Selectman James Thompson said that both companies were solid candidates and he found both presentations informative, but said that he wanted the town to look deeper into the information after what were essentially sales pitches.

"From my standpoint, the next process is still to continue to learn more about what the proposals entail and what the benefits specifically are," he said. "Not all that glitters is gold and I think American Capital at least a couple of times said, 'You've got to get further into this; you have to peel this onion some more to decide if this is something you really want to do.' I'm perfectly willing to go along with them and learn more about how this will specifically impact the town of Wilbraham."

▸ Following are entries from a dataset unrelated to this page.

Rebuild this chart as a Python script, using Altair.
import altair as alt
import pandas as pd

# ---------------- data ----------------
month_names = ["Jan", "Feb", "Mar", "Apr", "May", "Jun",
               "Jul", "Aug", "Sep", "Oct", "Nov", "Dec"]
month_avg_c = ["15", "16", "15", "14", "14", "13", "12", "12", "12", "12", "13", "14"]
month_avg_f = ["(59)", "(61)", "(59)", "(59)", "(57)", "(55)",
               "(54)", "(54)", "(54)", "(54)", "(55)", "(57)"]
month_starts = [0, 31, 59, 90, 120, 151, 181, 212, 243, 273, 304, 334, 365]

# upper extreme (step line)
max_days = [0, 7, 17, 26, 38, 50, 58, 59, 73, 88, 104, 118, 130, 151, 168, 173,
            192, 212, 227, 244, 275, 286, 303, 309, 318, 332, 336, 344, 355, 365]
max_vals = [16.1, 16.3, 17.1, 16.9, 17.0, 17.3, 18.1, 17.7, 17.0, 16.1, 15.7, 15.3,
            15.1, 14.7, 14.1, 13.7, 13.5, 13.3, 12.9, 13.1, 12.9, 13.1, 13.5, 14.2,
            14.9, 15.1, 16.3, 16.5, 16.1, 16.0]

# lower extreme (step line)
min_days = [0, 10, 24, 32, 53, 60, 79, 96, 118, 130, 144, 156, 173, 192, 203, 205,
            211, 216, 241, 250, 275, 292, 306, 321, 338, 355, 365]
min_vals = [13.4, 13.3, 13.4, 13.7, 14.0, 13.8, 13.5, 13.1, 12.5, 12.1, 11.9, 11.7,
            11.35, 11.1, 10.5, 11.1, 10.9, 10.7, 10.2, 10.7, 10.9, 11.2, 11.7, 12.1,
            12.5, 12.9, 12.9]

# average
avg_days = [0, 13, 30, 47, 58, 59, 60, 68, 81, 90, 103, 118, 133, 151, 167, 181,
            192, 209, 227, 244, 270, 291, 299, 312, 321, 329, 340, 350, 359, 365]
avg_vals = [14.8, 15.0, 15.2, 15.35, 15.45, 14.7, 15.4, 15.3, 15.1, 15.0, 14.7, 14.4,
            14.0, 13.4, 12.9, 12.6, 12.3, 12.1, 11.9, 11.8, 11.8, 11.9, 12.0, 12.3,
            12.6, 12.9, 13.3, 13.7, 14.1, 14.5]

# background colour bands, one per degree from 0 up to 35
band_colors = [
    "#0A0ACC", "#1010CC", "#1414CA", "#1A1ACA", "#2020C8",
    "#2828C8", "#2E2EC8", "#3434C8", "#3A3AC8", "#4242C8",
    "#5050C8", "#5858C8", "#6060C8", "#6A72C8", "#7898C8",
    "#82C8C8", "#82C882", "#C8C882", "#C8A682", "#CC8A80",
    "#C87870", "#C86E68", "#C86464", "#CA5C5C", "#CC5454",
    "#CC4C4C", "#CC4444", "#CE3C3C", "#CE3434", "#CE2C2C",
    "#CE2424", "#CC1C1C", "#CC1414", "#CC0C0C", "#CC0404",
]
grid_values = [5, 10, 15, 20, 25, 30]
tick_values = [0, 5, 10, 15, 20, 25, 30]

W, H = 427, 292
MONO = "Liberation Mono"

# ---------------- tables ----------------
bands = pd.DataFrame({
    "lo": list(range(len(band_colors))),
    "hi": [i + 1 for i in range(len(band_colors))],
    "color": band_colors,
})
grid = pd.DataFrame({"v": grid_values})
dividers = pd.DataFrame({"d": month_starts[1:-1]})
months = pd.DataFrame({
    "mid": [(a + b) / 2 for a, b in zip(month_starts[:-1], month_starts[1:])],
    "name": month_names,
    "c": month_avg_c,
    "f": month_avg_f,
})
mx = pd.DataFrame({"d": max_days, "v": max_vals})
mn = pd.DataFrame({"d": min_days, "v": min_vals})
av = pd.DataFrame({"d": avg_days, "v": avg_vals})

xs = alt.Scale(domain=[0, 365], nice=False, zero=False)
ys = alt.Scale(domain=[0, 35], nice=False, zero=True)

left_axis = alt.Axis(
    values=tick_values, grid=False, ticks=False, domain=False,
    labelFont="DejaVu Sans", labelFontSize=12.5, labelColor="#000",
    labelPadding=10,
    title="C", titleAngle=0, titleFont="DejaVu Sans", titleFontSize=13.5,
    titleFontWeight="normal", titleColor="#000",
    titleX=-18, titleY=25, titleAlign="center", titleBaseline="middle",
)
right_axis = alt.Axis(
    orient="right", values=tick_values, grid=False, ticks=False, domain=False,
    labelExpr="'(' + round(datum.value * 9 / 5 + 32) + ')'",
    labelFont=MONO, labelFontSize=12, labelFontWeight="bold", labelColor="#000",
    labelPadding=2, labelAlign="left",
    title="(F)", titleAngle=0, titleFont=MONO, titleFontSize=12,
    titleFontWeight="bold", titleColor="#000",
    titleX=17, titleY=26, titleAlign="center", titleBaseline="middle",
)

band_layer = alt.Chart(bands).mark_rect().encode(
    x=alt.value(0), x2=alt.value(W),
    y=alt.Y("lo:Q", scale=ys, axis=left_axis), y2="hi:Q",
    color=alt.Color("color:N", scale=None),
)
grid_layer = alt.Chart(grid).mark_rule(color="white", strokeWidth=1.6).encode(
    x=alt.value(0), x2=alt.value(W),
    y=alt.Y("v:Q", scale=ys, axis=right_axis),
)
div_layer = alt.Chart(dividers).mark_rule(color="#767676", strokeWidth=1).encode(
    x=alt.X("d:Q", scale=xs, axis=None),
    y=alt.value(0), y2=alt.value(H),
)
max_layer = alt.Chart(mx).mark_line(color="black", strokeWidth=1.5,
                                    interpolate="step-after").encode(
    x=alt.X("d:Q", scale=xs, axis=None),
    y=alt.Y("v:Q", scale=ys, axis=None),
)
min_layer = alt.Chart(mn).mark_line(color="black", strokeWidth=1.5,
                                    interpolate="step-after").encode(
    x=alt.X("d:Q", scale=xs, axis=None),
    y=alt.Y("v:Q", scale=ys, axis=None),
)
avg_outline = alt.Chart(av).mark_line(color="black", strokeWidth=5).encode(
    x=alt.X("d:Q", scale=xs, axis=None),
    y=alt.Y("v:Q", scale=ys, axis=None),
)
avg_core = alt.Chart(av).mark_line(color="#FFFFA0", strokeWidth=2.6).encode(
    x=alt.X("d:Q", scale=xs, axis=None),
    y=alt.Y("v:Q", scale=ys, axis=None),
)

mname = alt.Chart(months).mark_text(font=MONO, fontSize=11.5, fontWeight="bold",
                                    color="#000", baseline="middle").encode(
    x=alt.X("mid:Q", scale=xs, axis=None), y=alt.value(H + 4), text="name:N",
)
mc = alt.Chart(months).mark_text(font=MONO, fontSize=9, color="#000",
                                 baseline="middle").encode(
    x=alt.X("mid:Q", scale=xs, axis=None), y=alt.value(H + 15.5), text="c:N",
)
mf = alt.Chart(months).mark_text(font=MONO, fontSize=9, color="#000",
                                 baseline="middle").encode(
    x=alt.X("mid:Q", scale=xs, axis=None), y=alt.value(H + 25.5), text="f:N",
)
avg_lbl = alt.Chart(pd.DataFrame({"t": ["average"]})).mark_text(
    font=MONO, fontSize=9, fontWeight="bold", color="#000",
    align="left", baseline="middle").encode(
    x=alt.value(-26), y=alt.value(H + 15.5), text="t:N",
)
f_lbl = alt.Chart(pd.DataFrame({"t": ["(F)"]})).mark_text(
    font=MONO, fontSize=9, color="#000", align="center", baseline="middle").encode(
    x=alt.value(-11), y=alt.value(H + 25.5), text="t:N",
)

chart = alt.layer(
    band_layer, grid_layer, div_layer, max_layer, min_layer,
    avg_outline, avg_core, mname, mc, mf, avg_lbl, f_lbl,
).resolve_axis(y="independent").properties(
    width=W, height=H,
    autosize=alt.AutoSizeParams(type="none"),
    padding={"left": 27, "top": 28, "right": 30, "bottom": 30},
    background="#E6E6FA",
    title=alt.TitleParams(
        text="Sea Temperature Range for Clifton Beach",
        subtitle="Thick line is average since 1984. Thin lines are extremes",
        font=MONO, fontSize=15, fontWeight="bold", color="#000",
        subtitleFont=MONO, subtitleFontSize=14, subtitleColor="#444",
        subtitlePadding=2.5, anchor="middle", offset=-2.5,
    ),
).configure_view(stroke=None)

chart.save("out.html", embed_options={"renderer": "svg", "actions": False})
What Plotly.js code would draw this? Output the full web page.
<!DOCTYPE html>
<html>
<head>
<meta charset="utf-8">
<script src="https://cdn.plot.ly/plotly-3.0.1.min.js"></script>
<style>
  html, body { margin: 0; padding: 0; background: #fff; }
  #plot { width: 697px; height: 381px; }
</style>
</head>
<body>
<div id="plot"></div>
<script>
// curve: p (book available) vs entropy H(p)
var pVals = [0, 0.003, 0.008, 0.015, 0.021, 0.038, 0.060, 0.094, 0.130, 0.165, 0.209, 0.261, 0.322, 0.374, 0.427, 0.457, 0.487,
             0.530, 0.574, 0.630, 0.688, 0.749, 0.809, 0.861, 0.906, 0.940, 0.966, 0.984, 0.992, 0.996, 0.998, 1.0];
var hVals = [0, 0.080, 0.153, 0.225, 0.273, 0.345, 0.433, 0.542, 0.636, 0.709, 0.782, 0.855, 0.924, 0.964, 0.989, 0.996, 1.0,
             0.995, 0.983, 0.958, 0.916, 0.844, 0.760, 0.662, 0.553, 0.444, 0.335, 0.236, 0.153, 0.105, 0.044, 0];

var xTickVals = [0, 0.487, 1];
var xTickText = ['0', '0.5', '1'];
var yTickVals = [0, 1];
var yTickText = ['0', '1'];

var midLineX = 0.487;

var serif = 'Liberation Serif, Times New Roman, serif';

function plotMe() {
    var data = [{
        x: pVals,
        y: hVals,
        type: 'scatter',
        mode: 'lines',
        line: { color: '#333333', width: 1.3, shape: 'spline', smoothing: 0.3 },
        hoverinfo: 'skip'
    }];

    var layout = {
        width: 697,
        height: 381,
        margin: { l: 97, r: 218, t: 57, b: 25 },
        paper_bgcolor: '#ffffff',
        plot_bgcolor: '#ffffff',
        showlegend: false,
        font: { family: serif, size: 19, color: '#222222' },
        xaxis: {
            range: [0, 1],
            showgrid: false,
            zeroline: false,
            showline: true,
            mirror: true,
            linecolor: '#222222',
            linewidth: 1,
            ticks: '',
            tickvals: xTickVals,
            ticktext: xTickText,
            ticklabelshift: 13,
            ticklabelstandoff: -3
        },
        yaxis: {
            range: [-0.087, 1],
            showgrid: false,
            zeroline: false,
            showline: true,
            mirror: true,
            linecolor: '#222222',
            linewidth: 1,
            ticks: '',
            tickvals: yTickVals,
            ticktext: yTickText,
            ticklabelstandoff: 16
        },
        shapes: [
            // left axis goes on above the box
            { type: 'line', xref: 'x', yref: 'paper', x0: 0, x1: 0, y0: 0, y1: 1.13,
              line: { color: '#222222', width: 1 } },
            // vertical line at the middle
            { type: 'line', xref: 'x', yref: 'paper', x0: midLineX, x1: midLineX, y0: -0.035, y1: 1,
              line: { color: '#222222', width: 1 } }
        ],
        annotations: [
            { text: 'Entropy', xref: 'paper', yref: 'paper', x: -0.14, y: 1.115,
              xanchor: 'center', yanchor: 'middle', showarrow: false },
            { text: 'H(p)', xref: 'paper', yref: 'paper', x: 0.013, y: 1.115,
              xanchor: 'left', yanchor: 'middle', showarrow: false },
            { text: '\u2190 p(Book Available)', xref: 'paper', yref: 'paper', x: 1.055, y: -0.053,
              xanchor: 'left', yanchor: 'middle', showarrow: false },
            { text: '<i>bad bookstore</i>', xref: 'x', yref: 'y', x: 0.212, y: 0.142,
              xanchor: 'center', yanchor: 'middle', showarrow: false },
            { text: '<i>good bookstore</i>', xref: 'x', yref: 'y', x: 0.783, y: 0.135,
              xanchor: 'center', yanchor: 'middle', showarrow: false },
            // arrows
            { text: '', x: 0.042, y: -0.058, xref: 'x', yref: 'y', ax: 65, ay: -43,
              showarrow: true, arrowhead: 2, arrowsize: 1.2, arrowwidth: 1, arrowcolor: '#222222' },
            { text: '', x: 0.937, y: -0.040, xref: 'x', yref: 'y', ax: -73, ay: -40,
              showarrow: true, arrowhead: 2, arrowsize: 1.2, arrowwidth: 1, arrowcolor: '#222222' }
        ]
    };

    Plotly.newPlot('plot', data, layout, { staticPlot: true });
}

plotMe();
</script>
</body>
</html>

Selectman Robert Russell, who had been the board's liaison through meetings with the Hampshire Council of Governments, the town's engineering and planning staff and both companies prior to the public presentation, cited three major differences he saw between the two companies.

"One is that American Capital Energy has an engineering company that is very familiar with the town," he said. "Number two, they were very realistic in their approach to the future costs and the escalators of those costs and thirdly, I thought they had a better approach to their presentation. They are the ones that had my attention."

Board of Selectmen Chair Robert Boilard said he looked at the potential solar project as a way for residents to see some benefits from a program they essentially fund through their taxes, which go toward subsidies for renewable energy companies.

"I've looked at solar in many different ways before this even came down the pike for the town. I'm familiar with the process and my only problem with solar is when you're looking at a $3 million system with a $1.5 million return on investment, someone had to outlay that money," he said. "Going forward, this is a project that is paid for by rate payers in the town of Wilbraham and taxpayers in the town of Wilbraham, but this is also a way to bring some of those dollars back to the citizens of Wilbraham."

He added he was also most impressed with American Capital, but he also had concerns regarding expenses.

"My whole thing in moving this on to the next step is to find the cost that American Capital did not include, which is the National Grid hookup, which could be $1, it could be $1 million. We don't know," he said. "It's an expense that would be built into the lifespan of the solar project."